**Goal**: Omit the pictures and output exactly the lines from the start of the entries through the line containing "ax = fig.add_axes([95".
## start Data for the task
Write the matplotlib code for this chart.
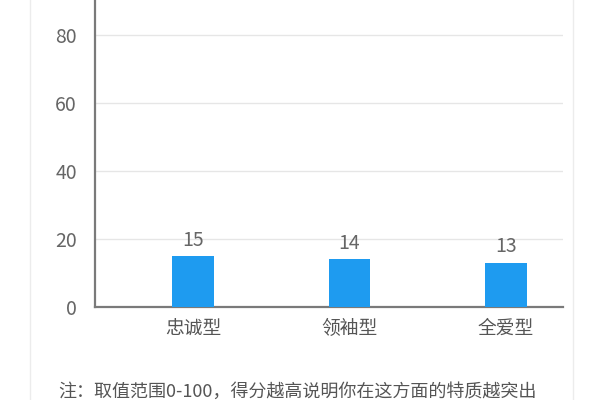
import matplotlib
matplotlib.use("Agg")
import matplotlib.pyplot as plt
from matplotlib.lines import Line2D

plt.rcParams['font.family'] = ['Noto Sans CJK SC', 'DejaVu Sans']

categories = ['忠诚型', '领袖型', '全爱型']
scores = [15, 14, 13]
y_ticks = [0, 20, 40, 60, 80]
note = '注：取值范围0-100，得分越高说明你在这方面的特质越突出'

bar_color = '#1E9BF0'
axis_color = '#7a7a7a'
grid_color = '#e6e6e6'
text_color = '#666666'

fig = plt.figure(figsize=(6, 4), dpi=100)
ax = fig.add_axes([95 / 600, 1 - 307 / 400, 468 / 600, 307 / 400])

x = range(len(categories))
bars = ax.bar(x, scores, width=0.268, color=bar_color, zorder=3)

for rect, v in zip(bars, scores):
    ax.text(rect.get_x() + rect.get_width() / 2, v + 1.6, str(v),
            ha='center', va='bottom', fontsize=14, color=text_color)

ax.set_xlim(-0.626, 2.364)
ax.set_ylim(0, 90.3)
ax.set_yticks(y_ticks)
ax.set_yticklabels([str(t) for t in y_ticks], fontsize=14, color=text_color)
ax.set_xticks(list(x))
ax.set_xticklabels(categories, fontsize=13.5, color='#555555')
ax.tick_params(axis='y', length=0, pad=13)
ax.tick_params(axis='x', length=0, pad=8)

for t in y_ticks[1:]:
    ax.axhline(t, color=grid_color, lw=1, zorder=1)

for side in ['top', 'right']:
    ax.spines[side].set_visible(False)
ax.spines['left'].set_color(axis_color)
ax.spines['bottom'].set_color(axis_color)
ax.spines['left'].set_linewidth(1.6)
ax.spines['bottom'].set_linewidth(1.6)

# card borders
fig.add_artist(Line2D([30 / 600, 30 / 600], [0, 1], color='#ececec', lw=1))
fig.add_artist(Line2D([573 / 600, 573 / 600], [0, 1], color='#ececec', lw=1))

fig.text(58 / 600, 1 - 392 / 400, note, ha='left', va='center',
         fontsize=13, color='#555555')

fig.savefig('out.png', dpi=100)
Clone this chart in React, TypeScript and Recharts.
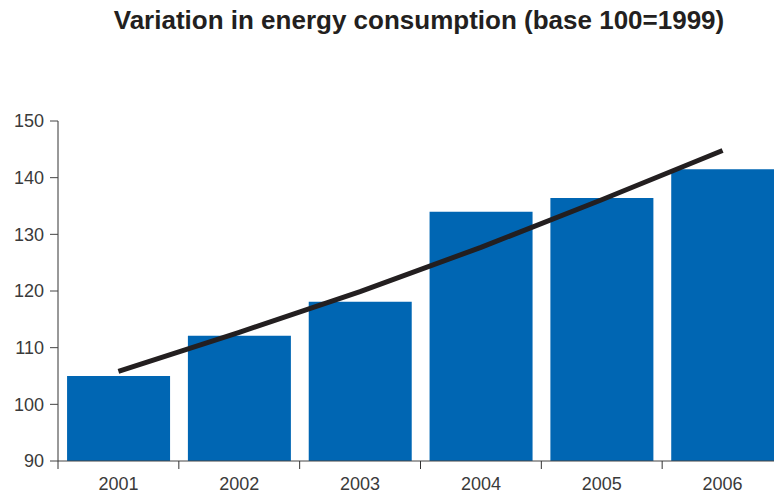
import React from "react";
import { ComposedChart, Bar, Line, XAxis, YAxis } from "recharts";

const years = ["2001", "2002", "2003", "2004", "2005", "2006"];
const consumption = [105.0, 112.1, 118.1, 134.0, 136.4, 141.5];
const trend = [105.8, 112.7, 119.9, 127.7, 136.1, 144.8];
const yTicks = [90, 100, 110, 120, 130, 140, 150];

const data = years.map((y, i) => ({ year: y, value: consumption[i], trend: trend[i] }));

const FONT = '"Liberation Sans", Arial, Helvetica, sans-serif';

const XTick = (props: any) => {
  const { x, y, payload } = props;
  const off = payload && typeof payload.offset === "number" ? payload.offset : 60.45;
  return (
    <g>
      <line x1={x - off} x2={x - off} y1={y} y2={y + 8} stroke="#333" strokeWidth={1} />
      <text x={x} y={y + 29} textAnchor="middle" fill="#3a3a3a" fontSize={18} fontFamily={FONT}>
        {payload.value}
      </text>
    </g>
  );
};

export default function App() {
  return (
    <div
      style={{
        position: "fixed",
        left: 0,
        top: 0,
        width: 774,
        height: 493,
        overflow: "hidden",
        background: "#fff",
      }}
    >
      <div
        style={{
          position: "absolute",
          left: 19,
          top: 7,
          width: 800,
          textAlign: "center",
          fontFamily: FONT,
          fontWeight: "bold",
          fontSize: 26,
          lineHeight: "26px",
          color: "#231f20",
          whiteSpace: "nowrap",
        }}
      >
        Variation in energy consumption (base 100=1999)
      </div>
      <ComposedChart
        width={800}
        height={493}
        data={data}
        margin={{ top: 121, right: 17, bottom: 0, left: 0 }}
        barCategoryGap="7.5%"
      >
        <XAxis
          dataKey="year"
          type="category"
          height={32}
          tickLine={false}
          tickSize={0}
          tickMargin={0}
          axisLine={{ stroke: "#444", strokeWidth: 1 }}
          tick={<XTick />}
          interval={0}
        />
        <YAxis
          type="number"
          domain={[90, 150]}
          ticks={yTicks}
          width={58}
          tickSize={8}
          tickMargin={6}
          axisLine={{ stroke: "#333", strokeWidth: 1 }}
          tickLine={{ stroke: "#444" }}
          tick={{ fill: "#3a3a3a", fontSize: 18, fontFamily: FONT }}
          allowDataOverflow
        />
        <Bar dataKey="value" fill="#0066b3" isAnimationActive={false} />
        <Line
          dataKey="trend"
          type="linear"
          stroke="#231f20"
          strokeWidth={5}
          dot={false}
          activeDot={false}
          isAnimationActive={false}
        />
      </ComposedChart>
    </div>
  );
}
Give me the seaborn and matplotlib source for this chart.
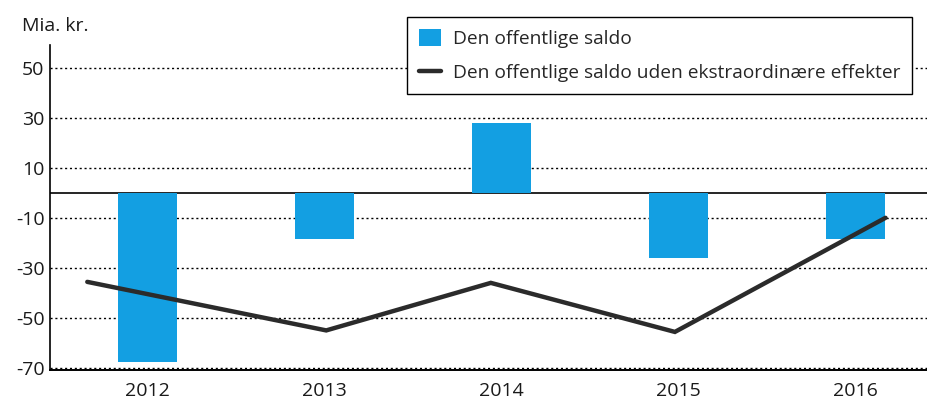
## end Data for the task
**Solution to this problem**:
Write the matplotlib code for this chart.
import matplotlib
matplotlib.use("Agg")
import matplotlib.pyplot as plt
from matplotlib.lines import Line2D

plt.rcParams['font.family'] = ['Noto Sans CJK SC', 'DejaVu Sans']

categories = ['忠诚型', '领袖型', '全爱型']
scores = [15, 14, 13]
y_ticks = [0, 20, 40, 60, 80]
note = '注：取值范围0-100，得分越高说明你在这方面的特质越突出'

bar_color = '#1E9BF0'
axis_color = '#7a7a7a'
grid_color = '#e6e6e6'
text_color = '#666666'

fig = plt.figure(figsize=(6, 4), dpi=100)
ax = fig.add_axes([95 / 600, 1 - 307 / 400, 468 / 600, 307 / 400])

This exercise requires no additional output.